同じ「車種・年齢・条件」でも保険料が3倍違うことも! 自動車保険の金額の複雑な決まり方 (1/2ページ)

自分が気をつけていても同車種に乗る他人が上げてしまうことも

 自動車を所有しているのなら、保険に入ることが必要。強制保険とも呼ばれる自賠責保険は、加入していることが義務化となっている。ただし、自賠責保険がカバーしてくれるのは対人事故での相手に対する補償のみで、金額的にも限定される。

 そこで、事故によって壊してしまった相手の車両や建物、設備などをカバーしたり、対人においても補償額を拡大したりするために任意保険と呼ばれる自動車保険に加入することが多い。条件によっては、事故で怪我をした自分や同乗者、また損傷した愛車の修理も補償範囲に含めることができる。

 こうした自動車保険については等級というものがある。ほとんどの人は、最初は6等級からスタート。事故などを起こして保険を利用すると等級が下がり、保険を利用しなければ翌年の等級が上がっていくという仕組みだ。等級が上がるほど保険料が安くなっていく。逆に、事故などで保険を利用して等級が下がってしまうと保険料が増えてしまうのだ。
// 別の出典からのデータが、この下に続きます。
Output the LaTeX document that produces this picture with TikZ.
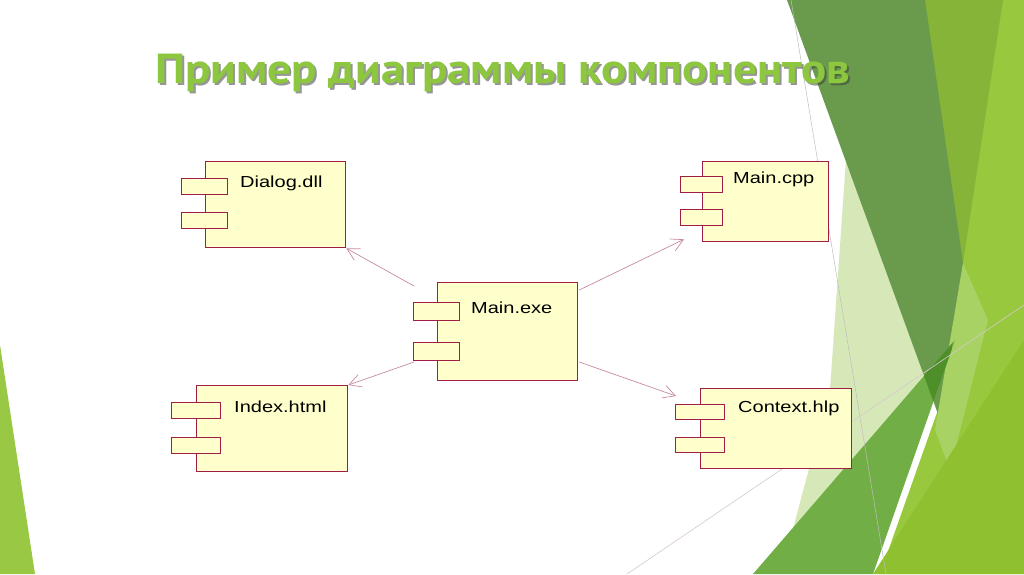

 ちなみに、長年無事故で過ごして、上限である20等級まで上がっていると63%割引となるが、事故を多く起して1等級だと64%増しとなる。極端な例だが、同じ条件であっても保険料に3倍近い差が生まれることになる。

 この等級という自動車保険ならではの条件のほか、保険料を決める条件として契約者の年齢も関係してくる。正しくは「記名被保険者」というが、ようはおもに運転する人の年齢によっても保険料が変わる。簡単にいうとビギナーが多い若者は保険料が高めで、35歳を超えるくらいのベテランになると安くなる。

 もうひとつ、車両ごとが持つ「型式別料率クラス」というのも保険料を決める要因だ。型式ごとの事故発生率や保険の利用率などを鑑みて、『対人・対物・傷害・車両』という4つのクラスが毎年算出されている。たとえば、盗難の多いクルマであれば、その型式別料率クラスにおける車両の項目はリスクが大きいということで大きな数字になるし、対人事故を多く起しているクルマであれば対人の項目が大きくなる。

 さて、無事故で保険を利用していないのに、なぜか保険料が前年より上がっているという場合でもっとも多いのが、この車両ごとの型式別料率クラスが見直されて、数字が大きくなってしまっているケースだ。

 自分は安全運転していても、同じクルマに乗っているほかのオーナーが事故を起こしまくると、そのクルマ自体の事故リスクが大きいと判断され保険料が上がってしまうのだ。一方で、同じクルマに乗っているほかのオーナーが安全運転で無事故の人が多いと料率クラスが下がって、保険料が安くなることもある。

 もっとも、20等級まで上がっているドライバー以外は、前年が無事故で保険を利用していなければ割引率も上がるし、車両保険においてかけられる金額も下がる(減価償却的な考え方)ため、型式別料率クラスがよほどドラスティックに変わらない限り、保険料が上がってしまうということは少ないだろう。